-- Begin --

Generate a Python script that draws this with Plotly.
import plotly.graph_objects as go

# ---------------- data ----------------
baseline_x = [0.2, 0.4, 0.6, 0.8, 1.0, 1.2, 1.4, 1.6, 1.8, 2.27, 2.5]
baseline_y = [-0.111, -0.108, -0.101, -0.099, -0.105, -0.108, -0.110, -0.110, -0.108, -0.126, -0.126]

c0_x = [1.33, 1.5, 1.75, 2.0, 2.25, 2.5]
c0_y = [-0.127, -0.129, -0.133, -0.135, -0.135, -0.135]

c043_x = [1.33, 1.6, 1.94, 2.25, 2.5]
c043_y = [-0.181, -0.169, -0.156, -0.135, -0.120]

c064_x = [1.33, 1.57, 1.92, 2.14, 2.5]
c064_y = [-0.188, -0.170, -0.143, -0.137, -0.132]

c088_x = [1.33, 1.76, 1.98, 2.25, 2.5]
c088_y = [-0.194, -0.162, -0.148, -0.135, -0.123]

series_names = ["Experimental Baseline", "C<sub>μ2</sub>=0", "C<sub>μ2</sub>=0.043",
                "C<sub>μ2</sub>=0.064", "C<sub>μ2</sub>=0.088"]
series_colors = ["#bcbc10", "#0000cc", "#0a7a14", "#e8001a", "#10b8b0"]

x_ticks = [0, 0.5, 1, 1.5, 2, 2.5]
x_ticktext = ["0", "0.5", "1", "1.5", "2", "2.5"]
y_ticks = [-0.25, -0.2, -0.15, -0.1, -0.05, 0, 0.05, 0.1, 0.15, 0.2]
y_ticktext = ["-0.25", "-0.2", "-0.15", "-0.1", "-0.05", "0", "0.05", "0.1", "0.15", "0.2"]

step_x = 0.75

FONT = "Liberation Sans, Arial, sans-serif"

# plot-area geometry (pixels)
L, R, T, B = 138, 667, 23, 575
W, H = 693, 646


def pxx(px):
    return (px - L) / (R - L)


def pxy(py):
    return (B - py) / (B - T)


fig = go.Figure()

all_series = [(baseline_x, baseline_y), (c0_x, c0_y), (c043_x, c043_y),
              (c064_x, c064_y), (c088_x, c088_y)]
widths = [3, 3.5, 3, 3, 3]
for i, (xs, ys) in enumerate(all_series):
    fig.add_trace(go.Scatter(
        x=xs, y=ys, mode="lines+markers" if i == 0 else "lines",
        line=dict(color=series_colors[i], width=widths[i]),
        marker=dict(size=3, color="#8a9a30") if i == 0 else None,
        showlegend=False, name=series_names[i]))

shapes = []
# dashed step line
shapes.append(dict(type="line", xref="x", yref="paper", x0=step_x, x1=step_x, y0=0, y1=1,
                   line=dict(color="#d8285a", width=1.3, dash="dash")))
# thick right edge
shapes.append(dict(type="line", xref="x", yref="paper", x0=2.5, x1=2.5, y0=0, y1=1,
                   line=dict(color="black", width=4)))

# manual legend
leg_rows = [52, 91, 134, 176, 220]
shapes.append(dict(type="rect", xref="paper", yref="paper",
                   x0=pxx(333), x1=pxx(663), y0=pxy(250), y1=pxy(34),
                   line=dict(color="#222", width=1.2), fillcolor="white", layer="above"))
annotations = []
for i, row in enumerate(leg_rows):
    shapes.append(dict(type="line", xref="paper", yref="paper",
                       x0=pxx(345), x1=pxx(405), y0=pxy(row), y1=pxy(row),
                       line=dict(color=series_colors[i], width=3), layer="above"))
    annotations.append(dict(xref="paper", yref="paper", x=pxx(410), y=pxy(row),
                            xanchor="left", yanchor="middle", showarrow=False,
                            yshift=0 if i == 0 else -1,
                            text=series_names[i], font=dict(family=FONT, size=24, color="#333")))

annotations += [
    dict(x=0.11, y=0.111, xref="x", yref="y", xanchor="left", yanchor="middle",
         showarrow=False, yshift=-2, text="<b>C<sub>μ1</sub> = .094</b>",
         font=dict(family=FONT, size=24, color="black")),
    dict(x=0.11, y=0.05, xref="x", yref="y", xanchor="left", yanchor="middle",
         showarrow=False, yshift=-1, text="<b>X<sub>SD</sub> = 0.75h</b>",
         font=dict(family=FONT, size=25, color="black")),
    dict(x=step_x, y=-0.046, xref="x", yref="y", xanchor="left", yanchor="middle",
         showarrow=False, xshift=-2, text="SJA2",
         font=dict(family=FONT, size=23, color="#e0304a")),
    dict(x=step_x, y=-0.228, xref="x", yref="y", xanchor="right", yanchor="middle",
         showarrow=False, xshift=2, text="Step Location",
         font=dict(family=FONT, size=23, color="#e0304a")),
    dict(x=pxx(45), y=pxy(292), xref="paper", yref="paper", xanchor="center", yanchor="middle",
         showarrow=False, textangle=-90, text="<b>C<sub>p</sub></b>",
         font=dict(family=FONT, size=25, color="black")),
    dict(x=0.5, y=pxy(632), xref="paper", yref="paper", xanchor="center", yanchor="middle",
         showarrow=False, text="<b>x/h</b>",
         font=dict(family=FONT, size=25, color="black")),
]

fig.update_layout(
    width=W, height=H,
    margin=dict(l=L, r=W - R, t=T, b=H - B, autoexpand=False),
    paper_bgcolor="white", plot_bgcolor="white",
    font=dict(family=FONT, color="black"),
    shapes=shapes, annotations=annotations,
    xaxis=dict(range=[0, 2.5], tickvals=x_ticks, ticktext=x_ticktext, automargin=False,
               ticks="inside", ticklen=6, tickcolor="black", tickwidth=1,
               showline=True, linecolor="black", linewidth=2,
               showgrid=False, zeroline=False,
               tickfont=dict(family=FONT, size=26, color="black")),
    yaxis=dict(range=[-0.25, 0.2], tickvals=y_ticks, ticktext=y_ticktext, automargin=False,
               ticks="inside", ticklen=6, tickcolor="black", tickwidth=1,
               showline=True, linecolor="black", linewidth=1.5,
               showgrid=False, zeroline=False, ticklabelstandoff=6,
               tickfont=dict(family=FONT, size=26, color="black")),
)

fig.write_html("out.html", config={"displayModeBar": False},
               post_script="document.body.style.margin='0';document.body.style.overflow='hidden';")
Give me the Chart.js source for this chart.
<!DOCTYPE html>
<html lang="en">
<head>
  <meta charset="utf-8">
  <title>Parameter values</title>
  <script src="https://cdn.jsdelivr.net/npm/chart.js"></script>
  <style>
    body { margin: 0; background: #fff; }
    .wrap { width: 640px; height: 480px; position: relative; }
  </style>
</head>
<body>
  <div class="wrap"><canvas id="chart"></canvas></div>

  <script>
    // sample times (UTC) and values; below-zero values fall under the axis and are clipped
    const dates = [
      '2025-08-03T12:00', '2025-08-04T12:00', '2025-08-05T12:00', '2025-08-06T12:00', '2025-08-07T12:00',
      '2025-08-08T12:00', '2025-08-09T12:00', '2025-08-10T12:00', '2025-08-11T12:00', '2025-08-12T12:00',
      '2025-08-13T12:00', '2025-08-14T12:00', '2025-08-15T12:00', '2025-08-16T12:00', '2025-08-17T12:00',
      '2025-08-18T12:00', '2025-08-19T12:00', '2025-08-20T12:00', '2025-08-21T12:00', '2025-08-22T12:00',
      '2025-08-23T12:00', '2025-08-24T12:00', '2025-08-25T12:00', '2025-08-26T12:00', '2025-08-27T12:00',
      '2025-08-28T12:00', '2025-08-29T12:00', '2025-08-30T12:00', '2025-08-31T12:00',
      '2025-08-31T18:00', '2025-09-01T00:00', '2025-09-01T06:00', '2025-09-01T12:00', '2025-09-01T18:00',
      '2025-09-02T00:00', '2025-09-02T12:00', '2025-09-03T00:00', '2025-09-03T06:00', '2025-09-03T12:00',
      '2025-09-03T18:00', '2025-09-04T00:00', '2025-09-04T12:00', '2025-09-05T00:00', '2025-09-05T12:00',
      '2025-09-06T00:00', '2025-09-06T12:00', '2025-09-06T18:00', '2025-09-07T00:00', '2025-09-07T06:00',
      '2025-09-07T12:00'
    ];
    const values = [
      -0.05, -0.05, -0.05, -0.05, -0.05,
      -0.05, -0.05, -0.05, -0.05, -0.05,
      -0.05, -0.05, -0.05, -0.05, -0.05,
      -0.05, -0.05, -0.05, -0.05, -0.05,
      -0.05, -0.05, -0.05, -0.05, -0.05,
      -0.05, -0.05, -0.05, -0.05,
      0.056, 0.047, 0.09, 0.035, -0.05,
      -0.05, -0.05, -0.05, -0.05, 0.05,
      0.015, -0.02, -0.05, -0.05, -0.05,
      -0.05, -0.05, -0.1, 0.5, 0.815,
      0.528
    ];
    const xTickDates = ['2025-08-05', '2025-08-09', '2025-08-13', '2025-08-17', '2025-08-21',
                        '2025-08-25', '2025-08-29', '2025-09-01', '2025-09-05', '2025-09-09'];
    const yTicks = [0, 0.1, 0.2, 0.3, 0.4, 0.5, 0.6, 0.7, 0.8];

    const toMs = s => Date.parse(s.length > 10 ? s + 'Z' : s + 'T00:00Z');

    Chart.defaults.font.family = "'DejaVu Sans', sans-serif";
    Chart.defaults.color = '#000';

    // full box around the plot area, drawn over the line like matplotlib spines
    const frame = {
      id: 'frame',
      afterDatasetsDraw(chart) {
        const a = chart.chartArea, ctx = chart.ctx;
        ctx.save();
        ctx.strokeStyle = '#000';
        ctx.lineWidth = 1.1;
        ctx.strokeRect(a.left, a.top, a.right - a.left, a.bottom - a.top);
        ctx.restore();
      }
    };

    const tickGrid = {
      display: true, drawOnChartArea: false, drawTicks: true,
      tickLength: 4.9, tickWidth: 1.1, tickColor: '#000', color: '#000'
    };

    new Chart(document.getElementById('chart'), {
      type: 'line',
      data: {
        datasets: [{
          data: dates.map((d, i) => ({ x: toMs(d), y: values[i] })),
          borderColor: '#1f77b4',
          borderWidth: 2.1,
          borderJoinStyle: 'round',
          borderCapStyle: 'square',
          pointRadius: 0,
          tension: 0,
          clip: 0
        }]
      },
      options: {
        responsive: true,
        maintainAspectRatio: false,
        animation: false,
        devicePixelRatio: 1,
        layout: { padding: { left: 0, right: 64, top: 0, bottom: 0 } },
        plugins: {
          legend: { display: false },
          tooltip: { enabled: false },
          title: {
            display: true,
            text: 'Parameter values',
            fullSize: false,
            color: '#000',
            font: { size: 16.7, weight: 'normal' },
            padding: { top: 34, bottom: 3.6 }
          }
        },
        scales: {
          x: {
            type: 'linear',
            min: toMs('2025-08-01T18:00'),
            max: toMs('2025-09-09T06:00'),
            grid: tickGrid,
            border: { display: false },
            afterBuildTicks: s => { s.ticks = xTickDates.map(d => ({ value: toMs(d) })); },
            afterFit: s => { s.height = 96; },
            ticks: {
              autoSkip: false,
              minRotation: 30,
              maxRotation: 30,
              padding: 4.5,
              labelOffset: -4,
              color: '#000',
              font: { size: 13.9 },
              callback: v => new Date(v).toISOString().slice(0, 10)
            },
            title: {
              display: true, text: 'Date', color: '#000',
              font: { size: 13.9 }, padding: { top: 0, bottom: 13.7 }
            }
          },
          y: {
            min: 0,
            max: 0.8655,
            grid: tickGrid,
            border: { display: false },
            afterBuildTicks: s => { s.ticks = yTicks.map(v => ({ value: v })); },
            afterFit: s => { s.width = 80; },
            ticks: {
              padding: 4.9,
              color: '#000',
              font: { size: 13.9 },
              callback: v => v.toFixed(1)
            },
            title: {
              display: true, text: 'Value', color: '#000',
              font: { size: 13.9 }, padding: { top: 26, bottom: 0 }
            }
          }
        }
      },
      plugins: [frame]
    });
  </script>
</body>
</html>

-- End --
-- Begin --

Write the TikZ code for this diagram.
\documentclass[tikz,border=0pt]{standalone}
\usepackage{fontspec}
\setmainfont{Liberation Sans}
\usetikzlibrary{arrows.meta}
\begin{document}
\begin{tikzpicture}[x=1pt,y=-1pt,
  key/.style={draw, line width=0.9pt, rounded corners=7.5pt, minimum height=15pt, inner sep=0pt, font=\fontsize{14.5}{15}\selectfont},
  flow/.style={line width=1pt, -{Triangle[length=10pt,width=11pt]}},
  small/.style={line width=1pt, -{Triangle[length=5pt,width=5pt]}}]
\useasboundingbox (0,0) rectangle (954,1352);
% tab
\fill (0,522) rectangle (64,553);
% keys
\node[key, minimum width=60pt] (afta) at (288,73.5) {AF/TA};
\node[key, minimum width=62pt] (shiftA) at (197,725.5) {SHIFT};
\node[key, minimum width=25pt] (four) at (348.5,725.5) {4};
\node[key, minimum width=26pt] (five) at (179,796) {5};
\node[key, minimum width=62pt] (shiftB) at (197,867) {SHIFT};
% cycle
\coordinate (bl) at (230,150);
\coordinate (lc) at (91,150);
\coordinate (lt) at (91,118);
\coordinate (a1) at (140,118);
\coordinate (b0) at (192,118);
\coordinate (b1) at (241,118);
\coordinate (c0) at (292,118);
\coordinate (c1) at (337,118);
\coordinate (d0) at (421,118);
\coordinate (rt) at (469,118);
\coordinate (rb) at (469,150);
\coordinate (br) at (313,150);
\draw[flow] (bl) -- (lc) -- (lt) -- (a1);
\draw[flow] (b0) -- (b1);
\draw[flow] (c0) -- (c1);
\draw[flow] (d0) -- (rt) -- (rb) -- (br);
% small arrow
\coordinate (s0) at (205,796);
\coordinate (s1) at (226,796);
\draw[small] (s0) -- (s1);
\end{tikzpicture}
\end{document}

-- End --

• [What you have to do] Within the listing above, locate the line containing "Generate a Python" and the line containing "c0_y = [-0.127, -0.129, -0.133, -0.135, -0.135, -0.135]". Reproduce those two lines and all lines between them exactly, with nothing added.

• [Solved exercise]
Generate a Python script that draws this with Plotly.
import plotly.graph_objects as go

# ---------------- data ----------------
baseline_x = [0.2, 0.4, 0.6, 0.8, 1.0, 1.2, 1.4, 1.6, 1.8, 2.27, 2.5]
baseline_y = [-0.111, -0.108, -0.101, -0.099, -0.105, -0.108, -0.110, -0.110, -0.108, -0.126, -0.126]

c0_x = [1.33, 1.5, 1.75, 2.0, 2.25, 2.5]
c0_y = [-0.127, -0.129, -0.133, -0.135, -0.135, -0.135]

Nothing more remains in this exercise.